▶ [Set problem] Drop the images; return everything else in the listing below exactly.

▶ [Data section]
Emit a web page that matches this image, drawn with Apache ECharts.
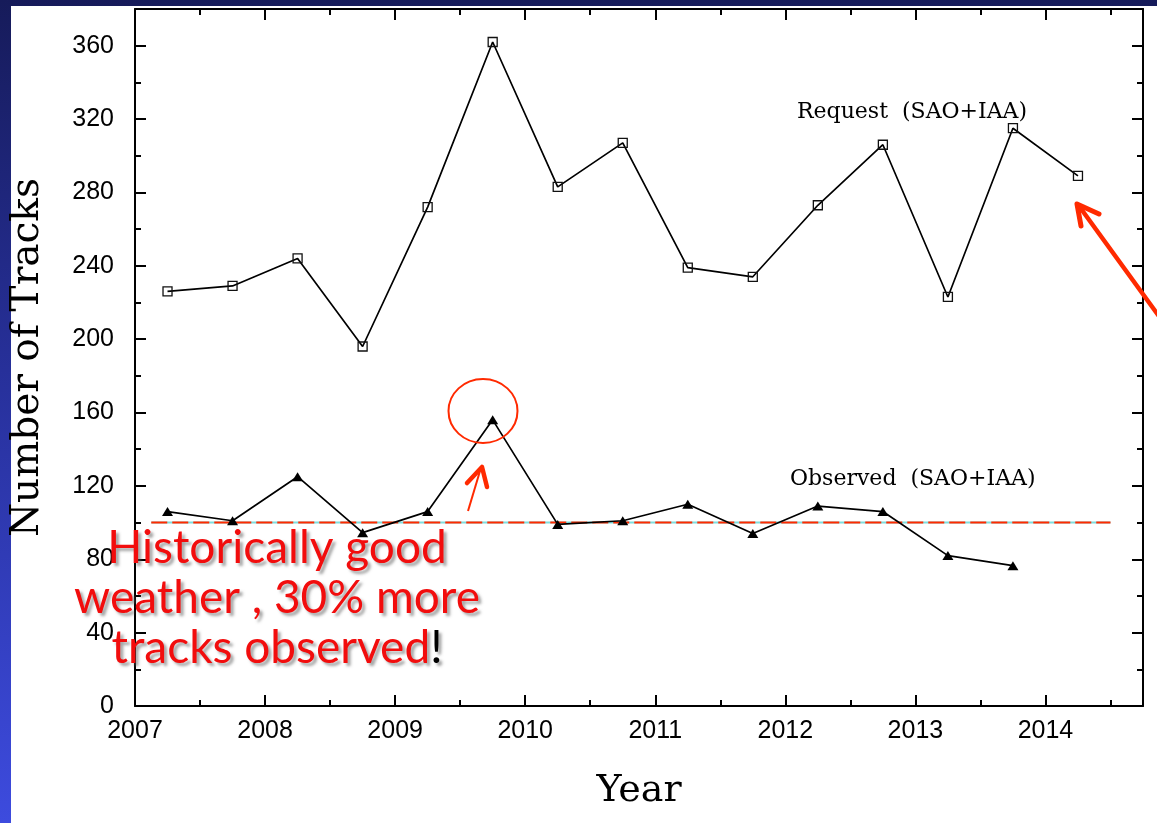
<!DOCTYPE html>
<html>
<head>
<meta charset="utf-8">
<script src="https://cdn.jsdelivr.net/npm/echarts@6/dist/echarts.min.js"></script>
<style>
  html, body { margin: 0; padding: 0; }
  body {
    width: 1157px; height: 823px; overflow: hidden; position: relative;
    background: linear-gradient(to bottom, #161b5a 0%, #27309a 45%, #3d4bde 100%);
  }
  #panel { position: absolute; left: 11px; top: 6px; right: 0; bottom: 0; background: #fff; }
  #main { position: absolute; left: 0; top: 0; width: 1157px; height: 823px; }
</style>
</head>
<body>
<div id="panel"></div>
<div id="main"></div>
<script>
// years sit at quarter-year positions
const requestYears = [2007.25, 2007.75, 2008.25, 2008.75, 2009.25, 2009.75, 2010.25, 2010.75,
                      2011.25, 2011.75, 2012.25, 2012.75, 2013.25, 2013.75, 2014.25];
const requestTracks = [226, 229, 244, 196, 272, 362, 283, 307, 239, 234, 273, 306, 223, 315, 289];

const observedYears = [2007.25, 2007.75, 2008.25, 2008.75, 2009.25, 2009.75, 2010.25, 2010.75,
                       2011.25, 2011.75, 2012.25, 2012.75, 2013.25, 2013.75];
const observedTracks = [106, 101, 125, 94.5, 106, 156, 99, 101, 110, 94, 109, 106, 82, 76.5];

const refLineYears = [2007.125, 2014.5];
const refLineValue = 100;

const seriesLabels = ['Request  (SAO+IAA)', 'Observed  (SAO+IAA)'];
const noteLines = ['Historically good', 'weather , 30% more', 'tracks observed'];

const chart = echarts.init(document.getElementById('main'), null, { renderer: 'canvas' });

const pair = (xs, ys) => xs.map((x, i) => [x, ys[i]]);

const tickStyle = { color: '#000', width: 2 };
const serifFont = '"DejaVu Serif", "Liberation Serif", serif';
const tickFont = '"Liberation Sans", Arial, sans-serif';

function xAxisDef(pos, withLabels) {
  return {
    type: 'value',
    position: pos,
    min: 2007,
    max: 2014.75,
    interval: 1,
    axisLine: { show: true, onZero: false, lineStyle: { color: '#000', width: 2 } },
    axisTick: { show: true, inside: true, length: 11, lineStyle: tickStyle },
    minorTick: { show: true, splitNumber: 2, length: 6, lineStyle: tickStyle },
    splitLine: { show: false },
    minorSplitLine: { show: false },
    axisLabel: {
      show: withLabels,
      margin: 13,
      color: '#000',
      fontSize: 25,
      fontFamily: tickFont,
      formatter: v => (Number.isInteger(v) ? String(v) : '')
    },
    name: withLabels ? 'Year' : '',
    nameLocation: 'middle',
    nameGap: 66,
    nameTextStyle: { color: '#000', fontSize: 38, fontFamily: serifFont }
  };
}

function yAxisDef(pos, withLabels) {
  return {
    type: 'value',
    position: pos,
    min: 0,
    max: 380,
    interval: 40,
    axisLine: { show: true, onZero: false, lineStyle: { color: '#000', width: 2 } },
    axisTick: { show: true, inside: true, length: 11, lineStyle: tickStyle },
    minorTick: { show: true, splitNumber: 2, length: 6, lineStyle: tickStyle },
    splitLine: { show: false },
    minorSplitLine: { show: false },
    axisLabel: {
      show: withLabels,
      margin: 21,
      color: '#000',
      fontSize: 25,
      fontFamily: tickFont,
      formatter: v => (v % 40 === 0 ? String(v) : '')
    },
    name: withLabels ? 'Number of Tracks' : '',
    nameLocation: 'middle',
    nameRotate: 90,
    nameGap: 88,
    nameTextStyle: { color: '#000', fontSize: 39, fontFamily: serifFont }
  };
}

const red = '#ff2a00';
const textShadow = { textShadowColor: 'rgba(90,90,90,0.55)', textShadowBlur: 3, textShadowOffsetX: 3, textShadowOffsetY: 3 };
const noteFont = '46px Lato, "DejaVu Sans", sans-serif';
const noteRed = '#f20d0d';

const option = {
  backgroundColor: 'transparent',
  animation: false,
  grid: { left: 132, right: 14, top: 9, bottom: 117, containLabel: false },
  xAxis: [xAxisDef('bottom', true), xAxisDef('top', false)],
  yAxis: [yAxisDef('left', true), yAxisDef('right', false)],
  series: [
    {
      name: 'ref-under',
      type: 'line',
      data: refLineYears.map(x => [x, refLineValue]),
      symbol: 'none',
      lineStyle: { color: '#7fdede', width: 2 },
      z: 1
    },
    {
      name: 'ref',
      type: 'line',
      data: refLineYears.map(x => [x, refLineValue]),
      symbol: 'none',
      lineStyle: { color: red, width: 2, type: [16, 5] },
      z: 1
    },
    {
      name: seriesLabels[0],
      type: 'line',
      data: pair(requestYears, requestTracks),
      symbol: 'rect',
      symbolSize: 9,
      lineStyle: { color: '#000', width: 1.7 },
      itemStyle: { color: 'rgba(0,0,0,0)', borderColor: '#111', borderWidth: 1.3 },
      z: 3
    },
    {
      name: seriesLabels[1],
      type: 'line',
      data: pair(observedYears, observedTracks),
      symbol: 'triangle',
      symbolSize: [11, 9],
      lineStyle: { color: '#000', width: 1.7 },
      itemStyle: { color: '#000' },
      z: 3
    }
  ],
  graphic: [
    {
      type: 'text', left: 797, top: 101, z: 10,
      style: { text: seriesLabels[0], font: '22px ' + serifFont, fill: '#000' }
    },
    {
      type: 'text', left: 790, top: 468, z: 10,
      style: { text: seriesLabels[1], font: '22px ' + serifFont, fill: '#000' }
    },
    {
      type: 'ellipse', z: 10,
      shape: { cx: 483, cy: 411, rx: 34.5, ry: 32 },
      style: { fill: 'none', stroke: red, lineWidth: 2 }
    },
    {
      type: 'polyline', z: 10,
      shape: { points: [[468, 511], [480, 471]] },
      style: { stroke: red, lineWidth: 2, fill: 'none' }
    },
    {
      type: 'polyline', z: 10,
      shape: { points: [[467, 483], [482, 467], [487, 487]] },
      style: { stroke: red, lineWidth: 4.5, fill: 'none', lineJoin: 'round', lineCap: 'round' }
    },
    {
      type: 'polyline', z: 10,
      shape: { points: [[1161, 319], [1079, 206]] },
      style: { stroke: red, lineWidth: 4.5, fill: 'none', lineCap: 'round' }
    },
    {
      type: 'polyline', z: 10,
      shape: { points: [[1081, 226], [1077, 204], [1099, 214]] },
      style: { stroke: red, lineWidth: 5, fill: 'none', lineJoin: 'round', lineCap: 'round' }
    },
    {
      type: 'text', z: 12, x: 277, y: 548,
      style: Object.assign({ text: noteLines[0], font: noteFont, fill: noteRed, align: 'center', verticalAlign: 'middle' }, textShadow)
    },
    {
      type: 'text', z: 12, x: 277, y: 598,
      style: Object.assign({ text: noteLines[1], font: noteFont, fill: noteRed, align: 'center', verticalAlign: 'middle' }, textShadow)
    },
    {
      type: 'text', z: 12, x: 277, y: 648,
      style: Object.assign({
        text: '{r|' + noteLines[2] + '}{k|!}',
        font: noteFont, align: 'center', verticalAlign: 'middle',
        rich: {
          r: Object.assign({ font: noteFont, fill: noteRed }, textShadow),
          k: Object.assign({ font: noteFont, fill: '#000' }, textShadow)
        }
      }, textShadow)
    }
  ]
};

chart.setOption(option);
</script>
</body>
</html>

▶ [Written solution]
Emit a web page that matches this image, drawn with Apache ECharts.
<!DOCTYPE html>
<html>
<head>
<meta charset="utf-8">
<script src="https://cdn.jsdelivr.net/npm/echarts@6/dist/echarts.min.js"></script>
<style>
  html, body { margin: 0; padding: 0; }
  body {
    width: 1157px; height: 823px; overflow: hidden; position: relative;
    background: linear-gradient(to bottom, #161b5a 0%, #27309a 45%, #3d4bde 100%);
  }
  #panel { position: absolute; left: 11px; top: 6px; right: 0; bottom: 0; background: #fff; }
  #main { position: absolute; left: 0; top: 0; width: 1157px; height: 823px; }
</style>
</head>
<body>
<div id="panel"></div>
<div id="main"></div>
<script>
// years sit at quarter-year positions
const requestYears = [2007.25, 2007.75, 2008.25, 2008.75, 2009.25, 2009.75, 2010.25, 2010.75,
                      2011.25, 2011.75, 2012.25, 2012.75, 2013.25, 2013.75, 2014.25];
const requestTracks = [226, 229, 244, 196, 272, 362, 283, 307, 239, 234, 273, 306, 223, 315, 289];

const observedYears = [2007.25, 2007.75, 2008.25, 2008.75, 2009.25, 2009.75, 2010.25, 2010.75,
                       2011.25, 2011.75, 2012.25, 2012.75, 2013.25, 2013.75];
const observedTracks = [106, 101, 125, 94.5, 106, 156, 99, 101, 110, 94, 109, 106, 82, 76.5];

const refLineYears = [2007.125, 2014.5];
const refLineValue = 100;

const seriesLabels = ['Request  (SAO+IAA)', 'Observed  (SAO+IAA)'];
const noteLines = ['Historically good', 'weather , 30% more', 'tracks observed'];

const chart = echarts.init(document.getElementById('main'), null, { renderer: 'canvas' });

const pair = (xs, ys) => xs.map((x, i) => [x, ys[i]]);

const tickStyle = { color: '#000', width: 2 };
const serifFont = '"DejaVu Serif", "Liberation Serif", serif';
const tickFont = '"Liberation Sans", Arial, sans-serif';

function xAxisDef(pos, withLabels) {
  return {
    type: 'value',
    position: pos,
    min: 2007,
    max: 2014.75,
    interval: 1,
    axisLine: { show: true, onZero: false, lineStyle: { color: '#000', width: 2 } },
    axisTick: { show: true, inside: true, length: 11, lineStyle: tickStyle },
    minorTick: { show: true, splitNumber: 2, length: 6, lineStyle: tickStyle },
    splitLine: { show: false },
    minorSplitLine: { show: false },
    axisLabel: {
      show: withLabels,
      margin: 13,
      color: '#000',
      fontSize: 25,
      fontFamily: tickFont,
      formatter: v => (Number.isInteger(v) ? String(v) : '')
    },
    name: withLabels ? 'Year' : '',
    nameLocation: 'middle',
    nameGap: 66,
    nameTextStyle: { color: '#000', fontSize: 38, fontFamily: serifFont }
  };
}

function yAxisDef(pos, withLabels) {
  return {
    type: 'value',
    position: pos,
    min: 0,
    max: 380,
    interval: 40,
    axisLine: { show: true, onZero: false, lineStyle: { color: '#000', width: 2 } },
    axisTick: { show: true, inside: true, length: 11, lineStyle: tickStyle },
    minorTick: { show: true, splitNumber: 2, length: 6, lineStyle: tickStyle },
    splitLine: { show: false },
    minorSplitLine: { show: false },
    axisLabel: {
      show: withLabels,
      margin: 21,
      color: '#000',
      fontSize: 25,
      fontFamily: tickFont,
      formatter: v => (v % 40 === 0 ? String(v) : '')
    },
    name: withLabels ? 'Number of Tracks' : '',
    nameLocation: 'middle',
    nameRotate: 90,
    nameGap: 88,
    nameTextStyle: { color: '#000', fontSize: 39, fontFamily: serifFont }
  };
}

const red = '#ff2a00';
const textShadow = { textShadowColor: 'rgba(90,90,90,0.55)', textShadowBlur: 3, textShadowOffsetX: 3, textShadowOffsetY: 3 };
const noteFont = '46px Lato, "DejaVu Sans", sans-serif';
const noteRed = '#f20d0d';

const option = {
  backgroundColor: 'transparent',
  animation: false,
  grid: { left: 132, right: 14, top: 9, bottom: 117, containLabel: false },
  xAxis: [xAxisDef('bottom', true), xAxisDef('top', false)],
  yAxis: [yAxisDef('left', true), yAxisDef('right', false)],
  series: [
    {
      name: 'ref-under',
      type: 'line',
      data: refLineYears.map(x => [x, refLineValue]),
      symbol: 'none',
      lineStyle: { color: '#7fdede', width: 2 },
      z: 1
    },
    {
      name: 'ref',
      type: 'line',
      data: refLineYears.map(x => [x, refLineValue]),
      symbol: 'none',
      lineStyle: { color: red, width: 2, type: [16, 5] },
      z: 1
    },
    {
      name: seriesLabels[0],
      type: 'line',
      data: pair(requestYears, requestTracks),
      symbol: 'rect',
      symbolSize: 9,
      lineStyle: { color: '#000', width: 1.7 },
      itemStyle: { color: 'rgba(0,0,0,0)', borderColor: '#111', borderWidth: 1.3 },
      z: 3
    },
    {
      name: seriesLabels[1],
      type: 'line',
      data: pair(observedYears, observedTracks),
      symbol: 'triangle',
      symbolSize: [11, 9],
      lineStyle: { color: '#000', width: 1.7 },
      itemStyle: { color: '#000' },
      z: 3
    }
  ],
  graphic: [
    {
      type: 'text', left: 797, top: 101, z: 10,
      style: { text: seriesLabels[0], font: '22px ' + serifFont, fill: '#000' }
    },
    {
      type: 'text', left: 790, top: 468, z: 10,
      style: { text: seriesLabels[1], font: '22px ' + serifFont, fill: '#000' }
    },
    {
      type: 'ellipse', z: 10,
      shape: { cx: 483, cy: 411, rx: 34.5, ry: 32 },
      style: { fill: 'none', stroke: red, lineWidth: 2 }
    },
    {
      type: 'polyline', z: 10,
      shape: { points: [[468, 511], [480, 471]] },
      style: { stroke: red, lineWidth: 2, fill: 'none' }
    },
    {
      type: 'polyline', z: 10,
      shape: { points: [[467, 483], [482, 467], [487, 487]] },
      style: { stroke: red, lineWidth: 4.5, fill: 'none', lineJoin: 'round', lineCap: 'round' }
    },
    {
      type: 'polyline', z: 10,
      shape: { points: [[1161, 319], [1079, 206]] },
      style: { stroke: red, lineWidth: 4.5, fill: 'none', lineCap: 'round' }
    },
    {
      type: 'polyline', z: 10,
      shape: { points: [[1081, 226], [1077, 204], [1099, 214]] },
      style: { stroke: red, lineWidth: 5, fill: 'none', lineJoin: 'round', lineCap: 'round' }
    },
    {
      type: 'text', z: 12, x: 277, y: 548,
      style: Object.assign({ text: noteLines[0], font: noteFont, fill: noteRed, align: 'center', verticalAlign: 'middle' }, textShadow)
    },
    {
      type: 'text', z: 12, x: 277, y: 598,
      style: Object.assign({ text: noteLines[1], font: noteFont, fill: noteRed, align: 'center', verticalAlign: 'middle' }, textShadow)
    },
    {
      type: 'text', z: 12, x: 277, y: 648,
      style: Object.assign({
        text: '{r|' + noteLines[2] + '}{k|!}',
        font: noteFont, align: 'center', verticalAlign: 'middle',
        rich: {
          r: Object.assign({ font: noteFont, fill: noteRed }, textShadow),
          k: Object.assign({ font: noteFont, fill: '#000' }, textShadow)
        }
      }, textShadow)
    }
  ]
};

chart.setOption(option);
</script>
</body>
</html>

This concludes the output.